わが家は、シングルファザーと小学3年生の娘、2人だけの極小家族だ。

週末は、そこに彼女が加わってくれて3人になるが、やはり大っぴらに3人家族とはなかなか言えない。

一方、3人で「新家族」という名前のLINEグループを作っている。しばらく前、結婚して本当に家族になろうと話し合っていた頃に作ったグループだ。

その後、実際に同居してみたが、彼女にとっては負担が大きく、結婚は無理という話になった。

こう書くとサラリとした感じになるが、同居をしかけて、やはりやめるという話になったときは、かなり揉めた。

同居解消イコール破局かというところまで話が及んだが、結局のところ僕は彼女が好きで、娘も僕以上に彼女に会いたがっており、少し関係を緩めて、時々でもいいから楽しく過ごして行こうということになった。

今もLINEグループ「新家族」で会話をするとき、グループ名に多少胸が痛むが、この少し緩くなった関係が「新家族」の形なのかなと思い始めている。

2人家族は「家族」と呼べる最低限度の人員数だ。これ以上減ったら「家族」でなくただの個人になってしまう。今、わが家は3人家族ではないかも知れないが、2人家族よりはずいぶん賑やかなのだと思う。

そのLINEグループを作った頃からずっと話題になっているのが「豪邸計画」だ。

わが家は、マンション暮らしをしている。亡くなった妻が元気だった頃に購入した中古マンションだ。まずまずの広さで駅も近いし、自分には十分過ぎる家だと思っている。

ところが娘は、そのマンションが気に入らないらしい。一軒家がいい、階段のある二階建てがいい、引っ越したいと何年も前から主張していた。

無理だと、ずっとはねのけてきたが、最近になって、娘と彼女が結託するようになった。

おそらく娘が、一軒家に住みたいと言い、それに彼女が話を合わせているうちに盛り上がったのだと思う。

下の写真は少し分かりづらいが、今年の2月20日のものだ。娘と彼女が、2人して地面に新居の間取り図とやらを書いている。


僕は横で見ていて、マンションのローンも残っているのに新居など無理に決まっていると苦笑いをした覚えがある。

しかしこの話題、意外にもこの日だけで終わらず、その後も繰り返されることになった。そのうちに「引っ越そう」「新居に住もう」から、「豪邸に住もう」へとエスカレートした。「豪邸計画」の成立である。

あまりに繰り返し話題に上るうちに、僕も少し気が変わった。

彼女を迎えて新たな生活を始めるのなら、新居は確かに魅力だ。娘も彼女も喜んでくれるだろう。スマホで物件を探したりもしてみた。新家族を作るのなら、真面目に考えなければならないことかもしれないと思った。
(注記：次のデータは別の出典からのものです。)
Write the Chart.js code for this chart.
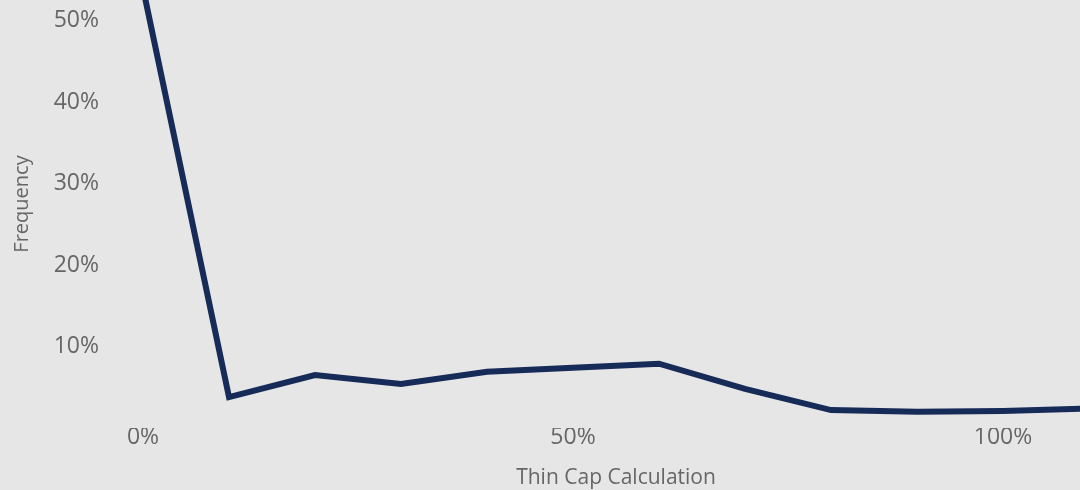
<!DOCTYPE html>
<html><head><meta charset="utf-8">
<script src="https://cdn.jsdelivr.net/npm/chart.js@4"></script>
<style>
html,body{margin:0;padding:0;background:#e6e6e6;overflow:hidden;width:1080px;height:490px;position:relative}
#wrap{position:absolute;left:0;top:-20px;width:1132px;height:510px}
</style></head><body>
<div id="wrap"><canvas id="c"></canvas></div>
<script>
const categories = [0, 0.1, 0.2, 0.3, 0.4, 0.5, 0.6, 0.7, 0.8, 0.9, 1.0, 1.1];
const frequency = [0.54, 0.038, 0.065, 0.054, 0.069, 0.074, 0.079, 0.048, 0.022, 0.020, 0.021, 0.024];
const xTickValues = [0, 0.5, 1.0];
const yTickValues = [0.1, 0.2, 0.3, 0.4, 0.5];
const xTitle = 'Thin Cap Calculation';
const yTitle = 'Frequency';

const FONT = "'Segoe UI', 'Open Sans', sans-serif";
const TXT = '#666666';
const pct = v => Math.round(v * 100) + '%';
const noPad = s => { s.paddingTop = 0; s.paddingBottom = 0; s.paddingLeft = 0; s.paddingRight = 0; };

new Chart(document.getElementById('c'), {
  type: 'line',
  data: {
    datasets: [{
      data: categories.map((x, i) => ({x: x, y: frequency[i]})),
      borderColor: '#172b58',
      borderWidth: 6,
      pointRadius: 0,
      tension: 0,
      fill: false
    }]
  },
  options: {
    responsive: true,
    maintainAspectRatio: false,
    animation: false,
    layout: {padding: 0},
    plugins: {legend: {display: false}, tooltip: {enabled: false}},
    scales: {
      x: {
        type: 'linear', min: -0.05, max: 1.15,
        afterBuildTicks: s => { s.ticks = xTickValues.map(v => ({value: v})); },
        afterFit: s => { s.height = 62; noPad(s); },
        grid: {display: false, drawTicks: false},
        border: {display: false},
        ticks: {color: TXT, font: {family: FONT, size: 23}, padding: -4, callback: pct, maxRotation: 0},
        title: {display: true, text: xTitle, color: TXT, font: {family: FONT, size: 21}, padding: {top: 0, bottom: -1}}
      },
      y: {
        type: 'linear', min: 0, max: 0.55,
        afterBuildTicks: s => { s.ticks = yTickValues.map(v => ({value: v})); },
        afterFit: s => { s.width = 100; noPad(s); },
        grid: {display: false, drawTicks: false},
        border: {display: false},
        ticks: {color: TXT, font: {family: FONT, size: 23}, padding: 1, callback: pct},
        title: {display: true, text: yTitle, color: TXT, font: {family: FONT, size: 20}, padding: {top: 10, bottom: 0}}
      }
    }
  }
});
</script>
</body></html>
そう思って間もなくのこと、同居や結婚の話を取りやめることにした。ところがだ。


これは、つい先週のLINEグループ「新家族」のコピペである。

何と、同居や結婚の話は取りやめになったのに、「豪邸計画」だけは潰える様子もなく、脈々と続いているのだ。

結婚もしないのに家を買うなんておかしいだろうと言うと反論が返ってくる。


「家族」という言葉をネットで引くと、「同じ家に住み生活を共にする、配偶者および血縁の人々。」と出てくる。

つまり「家族」とは、まず土台としての家があって、その上に構成されるものであるという主張だ。確かに一応の理屈は通っている。「新家族」では、今もこのような会話が繰り返されている。


さて、前置きが大変長くなったが、この記事の本論はここからである。


家族が3人になると「多数決」という非常に不合理な制度が発動する。2人では成立しない「多数決」が、3人になった途端に幅を利かせるのである。

冒頭で2人家族、3人家族と、くどくど書いた理由はこれだ。3人という人数には実は大きな意味があるのだ。

本来、合意形成とは、納得の行く話し合いの上で図るべきものだと思う。「家族」のように不可分な関係の中で、数の暴力たる多数決によることなどあってはならない。3人家族は僕にとって理想であるが、家族であればこそ、意思決定は丁寧に行われるべきである。

端的に言って先立つものがない。豪邸を買ったら食事も生活もままならないものになる。


そこのところを、娘と彼女によく理解してもらうのが今後の課題である。